The judge kindly repeated key instructions to us, reminded us that it was our charge to come to a decision, and then dismissed us. When we were back in deliberation, a young mom with two preschoolers exclaimed, “I think we were just sent to our room!” And in fact, we were. I don’t know what changed. Insightful statements finally heard. Emotions analyzed and set aside. Respect for the judge fresh in our minds. I just know that we were able to agree at last, and we notified the court that we had a verdict.

Once all was said and done, the judge visited us in our room to thank us and give us certificates. He reiterated how amazing the criminal justice system is in the United States, and how very few countries hold trials giving the accused a jury of his or her peers. “As cumbersome as it seems at times, it works,” he stated. And at that moment we all agreed wholeheartedly.

Full confession: if I’d had a good excuse not to serve, I probably would have offered it. I didn’t want to cancel my plans for four days any more than anyone else did, but now I’m glad I was chosen. I encourage you to “all rise” to the occasion, too, if you are called. Once you serve, you’ll stand a bit taller and feel a bit prouder of the justice system in this country we are blessed to call home.

Comments

  1. Love your insight here. And we ARE blessed to call this country home!

  2. Nancy,
    Beautifully told. I’ve never been called for jury duty and never felt I’d missed out on a meaningful experience — until now. I love the way you described our God and his unfailing love for us all.

  3. Peggy Lovelace Ellis says:

    Awesome, Nancy! As a former legal secretary of many years experience, I can relate to your analysis. Although I never served on a jury, I had other professional experiences with judges, prosecutors, and defense counsels. I don’t envy anyone who must serve, privilege or not, especially in capital crimes. Peggy Ellis

  4. Elizabeth Van Liere says:

    You put this experience together so well, especially showing me how God relates to each of us, fairly and caring for us. Thanks, Nancy.

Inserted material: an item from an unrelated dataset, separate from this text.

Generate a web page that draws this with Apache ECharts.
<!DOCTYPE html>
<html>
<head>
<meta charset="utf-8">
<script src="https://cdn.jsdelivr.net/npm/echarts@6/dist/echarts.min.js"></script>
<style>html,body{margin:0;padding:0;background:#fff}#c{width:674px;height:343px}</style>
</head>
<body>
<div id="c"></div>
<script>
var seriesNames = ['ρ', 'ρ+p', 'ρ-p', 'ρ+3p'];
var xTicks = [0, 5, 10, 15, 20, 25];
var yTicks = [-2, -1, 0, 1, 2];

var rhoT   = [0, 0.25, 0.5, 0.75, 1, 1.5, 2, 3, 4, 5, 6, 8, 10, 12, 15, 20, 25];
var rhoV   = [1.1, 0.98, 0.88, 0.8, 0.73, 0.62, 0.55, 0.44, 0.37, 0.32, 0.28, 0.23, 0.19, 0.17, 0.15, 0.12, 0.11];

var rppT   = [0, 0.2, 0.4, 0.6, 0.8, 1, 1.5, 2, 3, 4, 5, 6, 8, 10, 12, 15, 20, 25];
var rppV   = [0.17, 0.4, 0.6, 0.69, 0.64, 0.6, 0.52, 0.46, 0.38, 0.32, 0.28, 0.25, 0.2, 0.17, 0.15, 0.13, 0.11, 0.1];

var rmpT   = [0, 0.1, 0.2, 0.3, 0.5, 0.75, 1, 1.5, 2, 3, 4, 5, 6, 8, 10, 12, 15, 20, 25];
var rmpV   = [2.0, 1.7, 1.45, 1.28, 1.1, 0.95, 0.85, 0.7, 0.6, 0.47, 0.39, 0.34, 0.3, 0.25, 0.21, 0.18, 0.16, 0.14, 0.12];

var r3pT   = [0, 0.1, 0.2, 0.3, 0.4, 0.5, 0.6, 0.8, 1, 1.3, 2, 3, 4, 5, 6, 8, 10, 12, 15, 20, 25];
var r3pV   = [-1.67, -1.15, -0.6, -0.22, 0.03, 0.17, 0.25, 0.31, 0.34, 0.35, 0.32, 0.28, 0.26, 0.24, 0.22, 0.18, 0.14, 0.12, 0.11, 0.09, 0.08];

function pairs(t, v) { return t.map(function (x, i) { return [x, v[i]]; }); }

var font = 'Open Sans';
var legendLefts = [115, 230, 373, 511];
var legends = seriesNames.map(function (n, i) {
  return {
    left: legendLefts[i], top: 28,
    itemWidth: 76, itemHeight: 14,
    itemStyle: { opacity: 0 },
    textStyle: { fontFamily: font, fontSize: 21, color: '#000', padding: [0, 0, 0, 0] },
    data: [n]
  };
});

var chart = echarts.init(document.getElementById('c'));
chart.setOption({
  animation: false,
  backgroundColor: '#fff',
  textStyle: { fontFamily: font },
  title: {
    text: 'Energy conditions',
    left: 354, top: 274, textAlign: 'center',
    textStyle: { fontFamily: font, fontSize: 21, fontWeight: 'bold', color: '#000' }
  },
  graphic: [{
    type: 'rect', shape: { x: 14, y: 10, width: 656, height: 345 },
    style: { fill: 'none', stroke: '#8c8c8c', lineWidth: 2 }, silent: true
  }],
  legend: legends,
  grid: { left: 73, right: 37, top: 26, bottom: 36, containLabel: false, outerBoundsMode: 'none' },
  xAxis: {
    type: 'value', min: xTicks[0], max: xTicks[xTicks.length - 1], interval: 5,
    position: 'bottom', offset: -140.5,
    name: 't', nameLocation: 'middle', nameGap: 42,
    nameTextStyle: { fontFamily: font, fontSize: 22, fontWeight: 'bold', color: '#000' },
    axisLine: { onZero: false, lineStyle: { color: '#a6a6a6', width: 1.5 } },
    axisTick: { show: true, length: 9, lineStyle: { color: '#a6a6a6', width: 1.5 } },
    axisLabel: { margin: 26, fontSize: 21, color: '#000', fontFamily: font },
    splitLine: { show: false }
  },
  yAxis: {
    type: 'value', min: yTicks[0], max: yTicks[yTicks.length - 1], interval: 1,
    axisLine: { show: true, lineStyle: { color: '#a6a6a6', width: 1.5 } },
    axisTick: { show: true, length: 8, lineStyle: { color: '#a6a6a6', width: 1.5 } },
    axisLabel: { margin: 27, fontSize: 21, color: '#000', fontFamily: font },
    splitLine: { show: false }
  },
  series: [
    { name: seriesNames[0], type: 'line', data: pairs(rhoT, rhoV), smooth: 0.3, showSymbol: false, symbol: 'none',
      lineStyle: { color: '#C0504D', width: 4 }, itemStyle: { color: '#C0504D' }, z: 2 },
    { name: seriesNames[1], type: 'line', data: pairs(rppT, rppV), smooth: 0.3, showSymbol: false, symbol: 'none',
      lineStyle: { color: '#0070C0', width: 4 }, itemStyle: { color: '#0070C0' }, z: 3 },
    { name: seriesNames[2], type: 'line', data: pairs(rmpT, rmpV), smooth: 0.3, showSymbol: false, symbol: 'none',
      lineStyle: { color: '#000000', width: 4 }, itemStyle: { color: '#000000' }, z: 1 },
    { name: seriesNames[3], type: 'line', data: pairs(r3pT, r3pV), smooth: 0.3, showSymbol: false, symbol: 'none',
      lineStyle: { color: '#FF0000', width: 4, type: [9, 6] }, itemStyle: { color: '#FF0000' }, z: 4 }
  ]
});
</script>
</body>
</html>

  5. Yes, it is our civic duty to serve on a jury from time to time. We are seldom
    Exposed to extreme points of view from our own. Everyone comes from
    Different backgrounds so our perspective is greatly varied. What is frightening
    Is to observe all the corruption going on in our high DO J and FBI and no one
    Seems to pay the price for their poor choices.

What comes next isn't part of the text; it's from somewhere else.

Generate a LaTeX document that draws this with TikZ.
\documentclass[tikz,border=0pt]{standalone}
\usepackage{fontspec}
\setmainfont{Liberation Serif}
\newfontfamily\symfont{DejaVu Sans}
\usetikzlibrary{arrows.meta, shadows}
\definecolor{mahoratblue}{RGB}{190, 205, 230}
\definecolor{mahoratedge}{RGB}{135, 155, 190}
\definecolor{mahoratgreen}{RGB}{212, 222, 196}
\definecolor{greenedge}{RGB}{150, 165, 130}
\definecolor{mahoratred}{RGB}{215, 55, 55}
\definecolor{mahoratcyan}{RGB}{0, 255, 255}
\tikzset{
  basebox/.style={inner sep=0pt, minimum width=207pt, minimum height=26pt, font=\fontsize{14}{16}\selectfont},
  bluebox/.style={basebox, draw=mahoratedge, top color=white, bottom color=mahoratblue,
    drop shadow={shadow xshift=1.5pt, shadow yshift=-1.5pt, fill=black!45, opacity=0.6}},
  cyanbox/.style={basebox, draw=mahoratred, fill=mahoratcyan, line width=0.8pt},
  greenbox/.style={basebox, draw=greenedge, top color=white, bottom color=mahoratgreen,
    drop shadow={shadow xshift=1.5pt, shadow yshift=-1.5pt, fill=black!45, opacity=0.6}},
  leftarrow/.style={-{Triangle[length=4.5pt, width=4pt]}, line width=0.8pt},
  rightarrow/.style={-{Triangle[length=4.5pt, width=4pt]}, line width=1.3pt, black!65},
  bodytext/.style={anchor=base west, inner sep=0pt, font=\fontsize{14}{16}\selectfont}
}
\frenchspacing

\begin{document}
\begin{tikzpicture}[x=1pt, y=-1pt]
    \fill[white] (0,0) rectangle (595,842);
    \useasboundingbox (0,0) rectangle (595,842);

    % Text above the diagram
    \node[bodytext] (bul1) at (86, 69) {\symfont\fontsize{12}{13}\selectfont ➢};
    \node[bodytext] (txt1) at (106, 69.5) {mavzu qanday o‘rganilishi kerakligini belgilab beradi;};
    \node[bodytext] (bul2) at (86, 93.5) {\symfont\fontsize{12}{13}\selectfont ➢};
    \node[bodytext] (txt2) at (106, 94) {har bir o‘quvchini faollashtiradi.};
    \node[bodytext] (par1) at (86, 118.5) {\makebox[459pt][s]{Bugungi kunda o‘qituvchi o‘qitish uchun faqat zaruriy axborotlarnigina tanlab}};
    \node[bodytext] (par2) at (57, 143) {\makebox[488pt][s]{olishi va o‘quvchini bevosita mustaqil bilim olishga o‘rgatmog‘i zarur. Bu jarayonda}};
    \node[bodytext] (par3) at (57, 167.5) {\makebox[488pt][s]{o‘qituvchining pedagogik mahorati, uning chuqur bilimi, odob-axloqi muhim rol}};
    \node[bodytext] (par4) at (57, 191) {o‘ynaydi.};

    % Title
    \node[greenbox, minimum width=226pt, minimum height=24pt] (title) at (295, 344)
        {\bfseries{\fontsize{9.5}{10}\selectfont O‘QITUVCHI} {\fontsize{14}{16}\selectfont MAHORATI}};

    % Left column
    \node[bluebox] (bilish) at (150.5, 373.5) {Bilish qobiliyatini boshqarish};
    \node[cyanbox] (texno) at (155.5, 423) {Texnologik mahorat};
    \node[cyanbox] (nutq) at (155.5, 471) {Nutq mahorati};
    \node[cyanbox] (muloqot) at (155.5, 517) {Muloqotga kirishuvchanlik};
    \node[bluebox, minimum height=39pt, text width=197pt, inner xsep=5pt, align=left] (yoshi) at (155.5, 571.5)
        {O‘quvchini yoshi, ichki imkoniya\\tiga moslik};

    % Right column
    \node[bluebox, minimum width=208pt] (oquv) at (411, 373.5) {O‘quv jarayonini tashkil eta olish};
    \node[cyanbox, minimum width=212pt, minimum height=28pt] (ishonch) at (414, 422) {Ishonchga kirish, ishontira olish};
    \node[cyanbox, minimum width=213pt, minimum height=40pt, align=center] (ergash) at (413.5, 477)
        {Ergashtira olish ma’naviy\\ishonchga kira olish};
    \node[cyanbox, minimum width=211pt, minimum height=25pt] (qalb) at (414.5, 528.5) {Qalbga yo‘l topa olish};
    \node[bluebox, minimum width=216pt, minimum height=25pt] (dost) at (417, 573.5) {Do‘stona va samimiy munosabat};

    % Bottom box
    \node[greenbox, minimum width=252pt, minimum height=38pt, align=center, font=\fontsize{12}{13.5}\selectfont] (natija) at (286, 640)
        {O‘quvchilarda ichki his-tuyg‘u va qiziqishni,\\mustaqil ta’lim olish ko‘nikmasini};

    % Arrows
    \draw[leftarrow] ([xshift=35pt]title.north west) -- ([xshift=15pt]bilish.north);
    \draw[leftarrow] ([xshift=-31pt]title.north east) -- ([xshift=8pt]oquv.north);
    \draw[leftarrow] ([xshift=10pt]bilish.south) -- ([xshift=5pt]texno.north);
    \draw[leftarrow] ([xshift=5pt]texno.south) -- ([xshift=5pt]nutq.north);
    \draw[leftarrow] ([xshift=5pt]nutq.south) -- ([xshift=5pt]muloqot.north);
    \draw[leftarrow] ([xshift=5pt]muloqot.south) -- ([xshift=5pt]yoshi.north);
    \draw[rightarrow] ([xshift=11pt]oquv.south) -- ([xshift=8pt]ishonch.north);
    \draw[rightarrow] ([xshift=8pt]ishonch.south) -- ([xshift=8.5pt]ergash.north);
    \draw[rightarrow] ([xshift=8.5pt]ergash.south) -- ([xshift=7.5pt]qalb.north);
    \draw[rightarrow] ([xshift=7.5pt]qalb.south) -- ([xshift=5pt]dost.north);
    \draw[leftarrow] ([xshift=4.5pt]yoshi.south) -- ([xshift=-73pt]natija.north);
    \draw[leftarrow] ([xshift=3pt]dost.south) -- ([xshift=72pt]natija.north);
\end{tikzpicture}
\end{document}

  6. Bravo, Nancy. Thank you for serving our community and our society. I’ve heard it said to think of jury duty as if you were on trial. Wouldn’t we all want capable people willing to work well together to come up with a fair verdict for us?

  7. Beautifully written, Nancy. About a decade ago, I was forewoman on a case where the defendant was charged with going 14 mph over the speed limit. We deliberated a long time–all of us taking it very seriously–and the judge seemed relieved when we finally reached a verdict.

    • Isn’t it amazing that even with such a fact in evidence there’s still much to consider! I’ll have greater respect for “hung” juries from now on.

  8. Linda Schauer says:

    Nancy, you make me proud. Thank you for serving and for sharing.